Under certain conditions, however, water will be immediately vaporised when it comes into intimate contact with a hot molten metal. This phenomenon is known as vapour explosion. It has been regarded as an industrial disaster, since a catastrophic amount of mechanical energy is set free as a result of rapid vaporisation of a coolant contacting a molten alloy.
The Japanese researchers studied this phenomenon under controlled conditions and found a safe way to utilize it for the production of rapidly solidified metal powders. They injected a small stream of molten metal into a water stream and set the conditions so as to start a sustainable small-scale spontaneous vapour explosion. The water served simultaneously as a promoter of the vapour explosion and as a quenching agent. In this manner, they utilised vapour explosion securely and efficiently to produce a fine amorphous powder.
Based on the secondary dendrite arm spacing in Al89Si11 powders, the cooling rate of the CANOPUS process was estimated to be up to 1.5×108K/s which is 280 times higher than that of the SWAP process and even several thousand times higher than that of the widely used gas atomizing process (Fig. 2).
The CANOPUS process is very energy efficient as the energy required for atomising the melt is directly taken from the heat of the melt. It allows production of amorphous powders for materials with excellent high strength and ductility, corrosion resistance and soft magnetic properties.
High speed imaging techniques help optimise melt nozzle design
Research into melt atomisation technologies is stimulated by the increasing demand of ultra-fine spherical metal powders. Such powders have a variety of uses, such as in pigments, catalysts, fuel for solid-fuel rocket engines, metal injection moulding (MIM) and solder pastes for ‘flip-chip’ type circuit board fabrication.
Dr A M Mullis described how advanced high speed imaging techniques have been applied at the University of Leeds, United Kingdom, to study the correlation between the geometry of the melt nozzle and the melt and gas flow during close-coupled gas atomization (CCGA) with an analogue water atomiser.
The melt nozzle had an inner diameter of 2 mm and 18 gas jets arranged around it (Fig. 3a), and the tip of the nozzle was modified in three types, as shown in Fig. 3b. The gas inlet pressure was 20 bar. The researchers demonstrated that the width of the jet is directly related to the geometry of the melt nozzle. The high speed experiments were performed on an analogue water atomising nozzle.
The experimental techniques presented included a high frame rate video camera (18,000 fps) allowing to film a continuous sequence of images and a pulsed Nd:YAG laser to obtain pairs of still images with an incredibly short exposure time of 6 nanoseconds. By combining these techniques it was possible to demonstrate directly that the melt spray cone consists of a jet precessing around the surface of a cone and that the cone angle is influenced by the geometry of the nozzle.
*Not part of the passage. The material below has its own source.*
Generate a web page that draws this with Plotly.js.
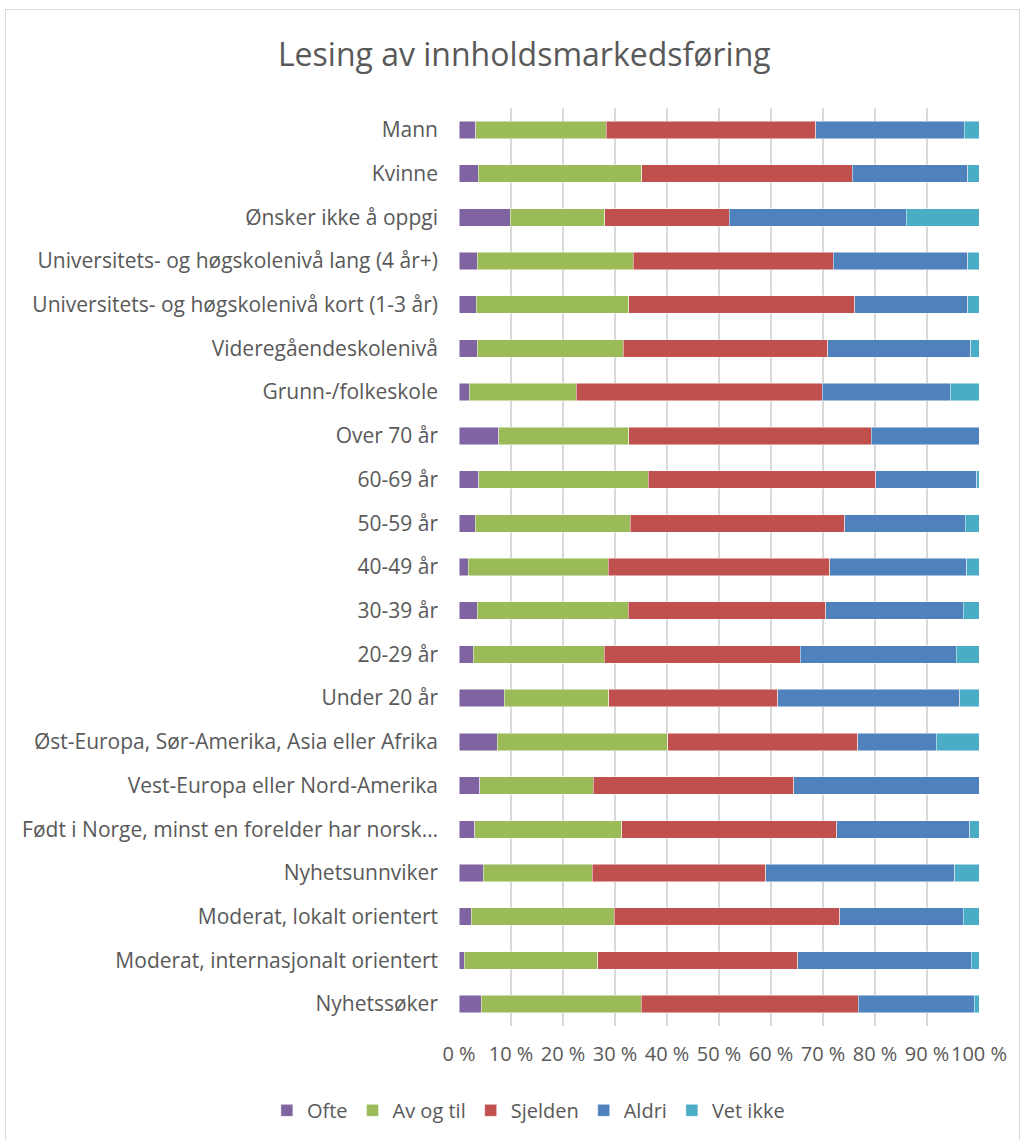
<!DOCTYPE html>
<html>
<head>
<meta charset="utf-8">
<script src="https://cdn.plot.ly/plotly-3.0.1.min.js"></script>
<style>
  html, body { margin: 0; padding: 0; background: #fff; }
  #chart { width: 1024px; height: 1140px; }
  #frame { position: absolute; left: 5px; top: 9px; width: 1013px; height: 1140px; border: 1px solid #d9d9d9; pointer-events: none; }
</style>
</head>
<body>
<div id="chart"></div>
<div id="frame"></div>
<script>
const categories = [
  "Mann",
  "Kvinne",
  "Ønsker ikke å oppgi",
  "Universitets- og høgskolenivå lang (4 år+)",
  "Universitets- og høgskolenivå kort (1-3 år)",
  "Videregåendeskolenivå",
  "Grunn-/folkeskole",
  "Over 70 år",
  "60-69 år",
  "50-59 år",
  "40-49 år",
  "30-39 år",
  "20-29 år",
  "Under 20 år",
  "Øst-Europa, Sør-Amerika, Asia eller Afrika",
  "Vest-Europa eller Nord-Amerika",
  "Født i Norge, minst en forelder har norsk…",
  "Nyhetsunnviker",
  "Moderat, lokalt orientert",
  "Moderat, internasjonalt orientert",
  "Nyhetssøker"
];

const ofte     = [3.2, 3.7, 9.9, 3.5, 3.3, 3.5, 2.0, 7.6, 3.8, 3.1, 1.8, 3.5, 2.7, 8.7, 7.4, 4.0, 3.0, 4.7, 2.4, 1.0, 4.3];
const avOgTil  = [25.1, 31.4, 18.1, 30.0, 29.3, 28.1, 20.5, 25.0, 32.6, 29.8, 26.9, 29.0, 25.2, 20.1, 32.7, 21.8, 28.3, 20.9, 27.5, 25.7, 30.7];
const sjelden  = [40.3, 40.5, 24.0, 38.5, 43.5, 39.3, 47.4, 46.7, 43.7, 41.3, 42.6, 38.0, 37.7, 32.5, 36.6, 38.6, 41.3, 33.4, 43.3, 38.4, 41.8];
const aldri    = [28.6, 22.2, 34.0, 25.8, 21.7, 27.5, 24.6, 20.7, 19.5, 23.2, 26.3, 26.5, 30.0, 35.0, 15.1, 35.6, 25.6, 36.3, 23.8, 33.4, 22.3];
const vetIkke  = [2.8, 2.2, 14.0, 2.2, 2.2, 1.6, 5.5, 0.0, 0.4, 2.6, 2.4, 3.0, 4.4, 3.7, 8.2, 0.0, 1.8, 4.7, 3.0, 1.5, 0.9];

const seriesNames = ["Ofte", "Av og til", "Sjelden", "Aldri", "Vet ikke"];
const seriesValues = [ofte, avOgTil, sjelden, aldri, vetIkke];
const seriesColors = ["#8064a2", "#9bbb59", "#c0504d", "#4f81bd", "#4bacc6"];

const tickVals = [0, 10, 20, 30, 40, 50, 60, 70, 80, 90, 100];
const tickLabels = ["0 %", "10 %", "20 %", "30 %", "40 %", "50 %", "60 %", "70 %", "80 %", "90 %", "100 %"];

const traces = seriesNames.map((name, i) => ({
  type: "bar",
  orientation: "h",
  name: name,
  y: categories,
  x: seriesValues[i],
  marker: { color: seriesColors[i], line: { color: "rgba(255,255,255,0.6)", width: 0.8 } },
  hoverinfo: "x+y+name"
}));

const textColor = "#595959";
const layout = {
  width: 1024,
  height: 1140,
  margin: { l: 459, r: 45, t: 108, b: 114, pad: 0, autoexpand: false },
  paper_bgcolor: "#ffffff",
  plot_bgcolor: "#ffffff",
  font: { family: "Open Sans, sans-serif", size: 21, color: textColor },
  title: {
    text: "Lesing av innholdsmarkedsføring",
    font: { family: "Open Sans, sans-serif", size: 32, color: textColor },
    x: 0.512, xref: "container", xanchor: "center",
    y: 0.952, yref: "container", yanchor: "middle"
  },
  barmode: "stack",
  bargap: 0.6,
  showlegend: true,
  legend: {
    orientation: "h",
    xref: "container", yref: "container",
    x: 0.516, xanchor: "center",
    y: 0.026, yanchor: "middle",
    font: { size: 20, color: textColor },
    traceorder: "normal",
    itemwidth: 30
  },
  xaxis: {
    range: [0, 100],
    tickvals: tickVals,
    ticktext: tickLabels,
    tickangle: 0,
    automargin: false,
    showgrid: true,
    gridcolor: "#d9d9d9",
    gridwidth: 1.5,
    zeroline: false,
    showline: false,
    ticks: "",
    ticklabelstandoff: 14,
    tickfont: { size: 20, color: textColor },
    fixedrange: true
  },
  yaxis: {
    type: "category",
    autorange: "reversed",
    automargin: false,
    showgrid: false,
    zeroline: false,
    showline: false,
    ticks: "",
    ticklabelstandoff: 20,
    tickfont: { size: 21, color: textColor },
    fixedrange: true
  }
};

Plotly.newPlot("chart", traces, layout, { displayModeBar: false, staticPlot: true });
</script>
</body>
</html>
An example of the high speed images taken with the experiment is shown in Fig. 4. It should be noted that the melt plume is asymmetric towards the axis of the nozzle. This is evidence of the precession movement of the jet. The evaluation of two sequential images with computer support allowed them to determine the moving direction and speed of individual particles in the melt plume. It demonstrated that an asymmetric recirculation eddy exists at the circumferential edge of the gas-melt interface in the primary atomisation zone. This eddy precesses around the jet axis as well.
Melt nozzles of type 2 and 3 were found to produce a very narrow regular jet, whilst nozzles with a flat lip tend to produce a broad jet with a wider range of rotational frequencies being present. The extreme case of this is where the melt nozzle is completely flat. Then a very broad melt plume is observed, covering a significant fraction of the circumference of the nozzle.